-- START --

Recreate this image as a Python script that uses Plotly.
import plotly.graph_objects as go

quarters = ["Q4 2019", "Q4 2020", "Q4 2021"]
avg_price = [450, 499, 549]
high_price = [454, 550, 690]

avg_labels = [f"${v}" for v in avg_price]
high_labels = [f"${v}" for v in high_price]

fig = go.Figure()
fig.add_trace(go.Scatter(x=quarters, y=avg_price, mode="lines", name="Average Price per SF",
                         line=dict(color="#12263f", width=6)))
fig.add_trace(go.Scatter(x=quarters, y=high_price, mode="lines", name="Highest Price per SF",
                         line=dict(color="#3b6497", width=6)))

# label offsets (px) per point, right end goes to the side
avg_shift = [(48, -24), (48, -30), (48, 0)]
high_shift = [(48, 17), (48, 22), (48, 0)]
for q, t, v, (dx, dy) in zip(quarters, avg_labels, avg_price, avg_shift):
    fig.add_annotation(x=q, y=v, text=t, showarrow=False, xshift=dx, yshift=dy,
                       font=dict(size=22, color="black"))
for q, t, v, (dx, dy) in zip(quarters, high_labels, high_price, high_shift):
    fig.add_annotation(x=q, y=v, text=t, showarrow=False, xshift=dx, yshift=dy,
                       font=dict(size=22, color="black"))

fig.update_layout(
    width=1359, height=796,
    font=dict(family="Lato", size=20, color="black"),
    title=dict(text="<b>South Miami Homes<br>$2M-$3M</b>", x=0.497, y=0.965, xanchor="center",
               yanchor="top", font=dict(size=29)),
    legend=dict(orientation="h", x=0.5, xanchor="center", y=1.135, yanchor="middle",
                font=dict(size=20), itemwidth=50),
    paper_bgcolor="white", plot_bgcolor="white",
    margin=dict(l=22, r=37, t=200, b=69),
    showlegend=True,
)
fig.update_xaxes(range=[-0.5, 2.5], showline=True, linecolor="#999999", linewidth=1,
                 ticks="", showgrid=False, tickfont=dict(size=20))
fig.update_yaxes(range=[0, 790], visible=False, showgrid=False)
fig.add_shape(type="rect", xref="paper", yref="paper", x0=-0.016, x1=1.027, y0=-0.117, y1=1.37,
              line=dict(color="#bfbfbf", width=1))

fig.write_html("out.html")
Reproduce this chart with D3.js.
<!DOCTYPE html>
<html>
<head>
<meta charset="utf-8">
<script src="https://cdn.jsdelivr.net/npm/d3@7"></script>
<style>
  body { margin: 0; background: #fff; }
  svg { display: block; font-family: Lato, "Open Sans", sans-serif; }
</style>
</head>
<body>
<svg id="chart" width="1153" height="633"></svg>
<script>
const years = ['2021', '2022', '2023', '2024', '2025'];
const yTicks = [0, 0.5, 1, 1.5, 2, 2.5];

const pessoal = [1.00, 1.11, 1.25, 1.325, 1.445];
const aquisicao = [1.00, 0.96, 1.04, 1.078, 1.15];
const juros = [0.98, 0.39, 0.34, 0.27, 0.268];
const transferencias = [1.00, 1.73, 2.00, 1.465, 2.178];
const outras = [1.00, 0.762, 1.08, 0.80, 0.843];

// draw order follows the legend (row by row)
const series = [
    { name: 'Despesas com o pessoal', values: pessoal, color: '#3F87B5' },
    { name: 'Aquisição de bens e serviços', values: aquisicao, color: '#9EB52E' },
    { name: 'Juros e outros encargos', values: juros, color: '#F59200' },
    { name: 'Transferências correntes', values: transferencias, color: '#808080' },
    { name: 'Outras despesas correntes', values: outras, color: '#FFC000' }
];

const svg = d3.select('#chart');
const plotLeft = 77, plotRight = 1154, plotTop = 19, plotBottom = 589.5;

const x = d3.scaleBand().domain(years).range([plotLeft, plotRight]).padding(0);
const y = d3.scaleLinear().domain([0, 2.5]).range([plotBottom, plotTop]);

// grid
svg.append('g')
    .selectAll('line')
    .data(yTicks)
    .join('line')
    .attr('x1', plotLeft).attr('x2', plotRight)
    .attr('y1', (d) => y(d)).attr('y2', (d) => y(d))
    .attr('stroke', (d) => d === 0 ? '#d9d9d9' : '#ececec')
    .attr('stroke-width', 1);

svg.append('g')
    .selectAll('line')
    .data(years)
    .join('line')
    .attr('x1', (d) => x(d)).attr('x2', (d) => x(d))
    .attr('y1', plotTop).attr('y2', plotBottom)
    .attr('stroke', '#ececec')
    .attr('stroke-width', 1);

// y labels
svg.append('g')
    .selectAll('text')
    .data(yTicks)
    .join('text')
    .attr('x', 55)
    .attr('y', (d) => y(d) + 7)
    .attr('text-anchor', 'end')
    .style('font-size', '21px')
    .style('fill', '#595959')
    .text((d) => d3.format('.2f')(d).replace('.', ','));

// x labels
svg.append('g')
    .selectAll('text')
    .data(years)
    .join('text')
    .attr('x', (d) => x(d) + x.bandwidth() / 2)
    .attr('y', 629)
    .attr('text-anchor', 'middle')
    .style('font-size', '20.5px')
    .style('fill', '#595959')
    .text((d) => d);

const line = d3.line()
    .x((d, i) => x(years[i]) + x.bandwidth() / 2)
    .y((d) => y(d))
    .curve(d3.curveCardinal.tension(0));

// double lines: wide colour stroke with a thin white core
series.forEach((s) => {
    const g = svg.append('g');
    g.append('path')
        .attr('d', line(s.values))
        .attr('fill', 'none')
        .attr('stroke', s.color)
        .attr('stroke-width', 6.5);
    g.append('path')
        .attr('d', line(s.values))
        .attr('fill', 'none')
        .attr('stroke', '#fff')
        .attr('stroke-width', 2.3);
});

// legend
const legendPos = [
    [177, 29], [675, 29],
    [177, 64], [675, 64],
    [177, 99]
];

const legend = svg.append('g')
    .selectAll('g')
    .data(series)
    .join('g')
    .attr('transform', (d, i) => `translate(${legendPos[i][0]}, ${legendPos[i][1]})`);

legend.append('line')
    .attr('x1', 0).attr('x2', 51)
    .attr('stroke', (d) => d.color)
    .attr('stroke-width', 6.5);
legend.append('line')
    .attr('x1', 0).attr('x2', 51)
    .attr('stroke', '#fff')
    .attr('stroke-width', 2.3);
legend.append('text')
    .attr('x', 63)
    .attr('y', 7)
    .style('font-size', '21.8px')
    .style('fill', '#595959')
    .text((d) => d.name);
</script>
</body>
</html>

-- END --
-- START --

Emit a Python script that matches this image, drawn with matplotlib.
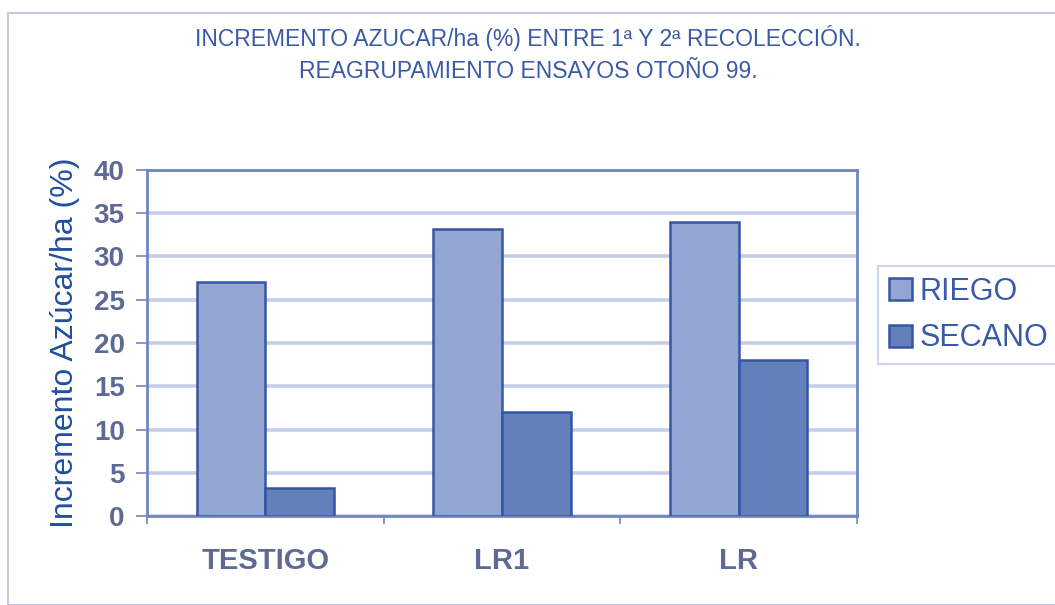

-- END --

__WHAT IS BEING ASKED__: Begin at the line containing "Reproduce this chart with D3.js.", end at the line containing "d3.scaleLinear().domain([0, 2.5]).range([plotBottom, plotTop]);", and reproduce every line in that range exactly, both ends included.

__EXERCISE RESPONSE__:
Reproduce this chart with D3.js.
<!DOCTYPE html>
<html>
<head>
<meta charset="utf-8">
<script src="https://cdn.jsdelivr.net/npm/d3@7"></script>
<style>
  body { margin: 0; background: #fff; }
  svg { display: block; font-family: Lato, "Open Sans", sans-serif; }
</style>
</head>
<body>
<svg id="chart" width="1153" height="633"></svg>
<script>
const years = ['2021', '2022', '2023', '2024', '2025'];
const yTicks = [0, 0.5, 1, 1.5, 2, 2.5];

const pessoal = [1.00, 1.11, 1.25, 1.325, 1.445];
const aquisicao = [1.00, 0.96, 1.04, 1.078, 1.15];
const juros = [0.98, 0.39, 0.34, 0.27, 0.268];
const transferencias = [1.00, 1.73, 2.00, 1.465, 2.178];
const outras = [1.00, 0.762, 1.08, 0.80, 0.843];

// draw order follows the legend (row by row)
const series = [
    { name: 'Despesas com o pessoal', values: pessoal, color: '#3F87B5' },
    { name: 'Aquisição de bens e serviços', values: aquisicao, color: '#9EB52E' },
    { name: 'Juros e outros encargos', values: juros, color: '#F59200' },
    { name: 'Transferências correntes', values: transferencias, color: '#808080' },
    { name: 'Outras despesas correntes', values: outras, color: '#FFC000' }
];

const svg = d3.select('#chart');
const plotLeft = 77, plotRight = 1154, plotTop = 19, plotBottom = 589.5;

const x = d3.scaleBand().domain(years).range([plotLeft, plotRight]).padding(0);
const y = d3.scaleLinear().domain([0, 2.5]).range([plotBottom, plotTop]);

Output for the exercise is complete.